Assembly recaps Strategic Plan Committee’s work
May 2, 2016
Faculty, staff and administration convened April 25 at the Collins Hall auditorium in the 624 S. Michigan Ave. Building to update the college community on the progress of the Strategic Plan’s implementation and share feedback on the process.
At the meeting, titled “Are We Achieving Our Greatness?” Senior Vice President and Provost Stan Wearden said the plan’s implementation involves prioritizing areas of the college, working on them for the next five years, re-evaluating goals and creating new priorities for the following years.
“We all want to be on the same road,” Wearden said. “We all want to end up at the same destination five years from now, but the road can be broad.”
The Strategic Plan Implemen-tation committees, which include Universal Learning Outcomes; Columbia Core; Integrated First-Year Experience; Registration and New Student Orientation; and Community Engagement, along with the separate Diversity, Equity and Inclusion Committee broke into small groups to discuss the Strategic Plan’s progress, give feedback and address any concerns from faculty and staff.
Attendees could participate in a discussion with each Strategic Plan committee’s members.
Following the committee meetings, attendees reconvened for an update on each committee’s discussion and progress.
Pegeen Quinn, associate provost of Academy Personnel and chair of the Community Engagement Committee, said the members accomplished their two goals to define what qualifies as a community engagement activity and conduct a collegewide survey about these types of activities at the college.
Quinn said the committee will analyze its survey’s results to create a database and develop rubrics to evaluate community engagement at the college.
Steven Corey, interim dean of the School of Liberal Arts & Sciences and the chair of the Columbia Core Committee, said his committee has come up with essential courses consistent withthe ULO’s that are very similar to the current LAS courses but also include additional business and communication courses.
“The big question the Core Committee is dealing with now is how do students navigate through the core,” Corey said. “We have come up with an idea for a better term of pathways that students can follow.”
Corey said one of the ideas the committee has come up with to develop these pathways is to create classes that allow students to complete both their general requirements and a minor.
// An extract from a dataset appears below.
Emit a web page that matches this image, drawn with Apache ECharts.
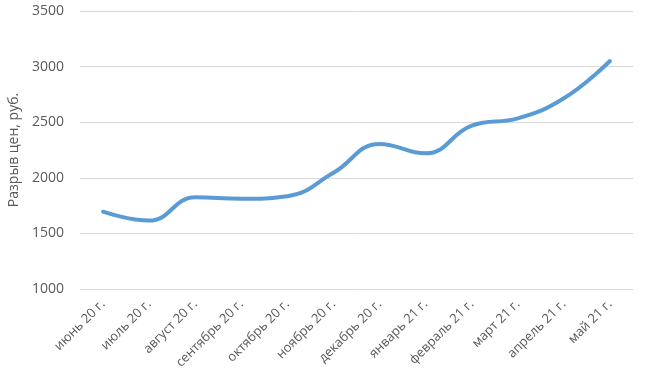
<!DOCTYPE html>
<html>
<head>
<meta charset="utf-8">
<script src="https://cdn.jsdelivr.net/npm/echarts@6/dist/echarts.min.js"></script>
<style>
html, body { margin: 0; padding: 0; background: #fff; }
#chart { width: 645px; height: 385px; }
</style>
</head>
<body>
<div id="chart"></div>
<script>
var months = ['июнь 20 г.', 'июль 20 г.', 'август 20 г.', 'сентябрь 20 г.', 'октябрь 20 г.', 'ноябрь 20 г.',
	'декабрь 20 г.', 'январь 21 г.', 'февраль 21 г.', 'март 21 г.', 'апрель 21 г.', 'май 21 г.'];
var priceGap = [1695, 1615, 1825, 1812, 1835, 2045, 2305, 2220, 2470, 2535, 2715, 3050];
var yTicks = [1000, 3500, 500];

function drawChart(){
	var dom = document.getElementById('chart');
	var myChart = echarts.init(dom, null, { renderer: 'canvas' });

	var option = {
		animation: false,
		textStyle: { fontFamily: 'Open Sans' },
		grid: {
			left: 80,
			right: 12,
			top: 11,
			bottom: 96,
			outerBoundsMode: 'none'
		},
		xAxis: {
			type: 'category',
			data: months,
			boundaryGap: true,
			axisLine: { show: false },
			axisTick: { show: false },
			axisLabel: {
				rotate: 45,
				margin: 13,
				color: '#595959',
				fontSize: 13,
				interval: 0
			}
		},
		yAxis: {
			type: 'value',
			min: yTicks[0],
			max: yTicks[1],
			interval: yTicks[2],
			name: 'Разрыв цен, руб.',
			nameLocation: 'middle',
			nameGap: 58,
			nameTextStyle: { color: '#595959', fontSize: 14 },
			axisLine: { show: false },
			axisTick: { show: false },
			axisLabel: {
				color: '#595959',
				fontSize: 14,
				margin: 16,
				formatter: function (v) { return String(v); }
			},
			splitLine: { lineStyle: { color: '#d9d9d9', width: 1 } }
		},
		series: [
			{
				type: 'line',
				data: priceGap,
				smooth: 0.45,
				showSymbol: false,
				lineStyle: { color: '#5b9bd5', width: 4, cap: 'round' },
				itemStyle: { color: '#5b9bd5' }
			}
		]
	};

	myChart.setOption(option);
	window.addEventListener('resize', myChart.resize);
}
drawChart();
</script>
</body>
</html>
He added that the committee has considered requiring the same number of credits for all majors to simplify the overall student experience.
Brian Marth, assistant provost of Academic Services and a member of the Integrated First-Year Experience Committee, said the committee has discovered that students define their college experience by their departments but struggle to identify with the general Columbia experience.
Marth also said the committee is not sure whether one class mimicking “First-Year Seminar” could integrate students to the Columbia experience. He added that the committee has discussed first-year mandatory advising, credit benchmarks and curricular requirements for freshmen.
Robin Whatley, associate professor in the Science & Mathematics Department, asked the IFYE committee if they had considered how to help students find their minors during their freshman year.
Suzanne Blum Malley, senior associate provost and chair of the IFYE Committee, said one of the main objectives of the curricular plan is to further engage students in their majors early on and to have major and minor combinations.
Andrew Whatley, assistant dean of the School of Liberal Arts & Sciences and committee member, said the Registration and New Student Orientation Committee created a first-year student package that would tell new students everything they need to know when they first arrive at the college, including which classes to take, where to live and how to pay for school.
Onye Ozuzu, dean of the School of Fine & Performing Arts and the chair of the Diversity, Equity and Inclusion Committee, said the members of the DEI Committee have addressed the question of defining diversity, equity and inclusion during meetings.
“There are some members of the committee that feel like it is very important that we define it on an institutional level, and there are some members of the committee that feel we should be at a point where we understand the urgency for action,” Ozuzu said.
Ozuzu added that the committee will continue to meet and ask other committees what the college would look like if diversity, equity and inclusion were thriving.
“[The Strategic Plan] is not an effort to change our [college] culture,” Wearden said. “It is an effort to keep the progress going and to keep us all moving in a collective common direction.”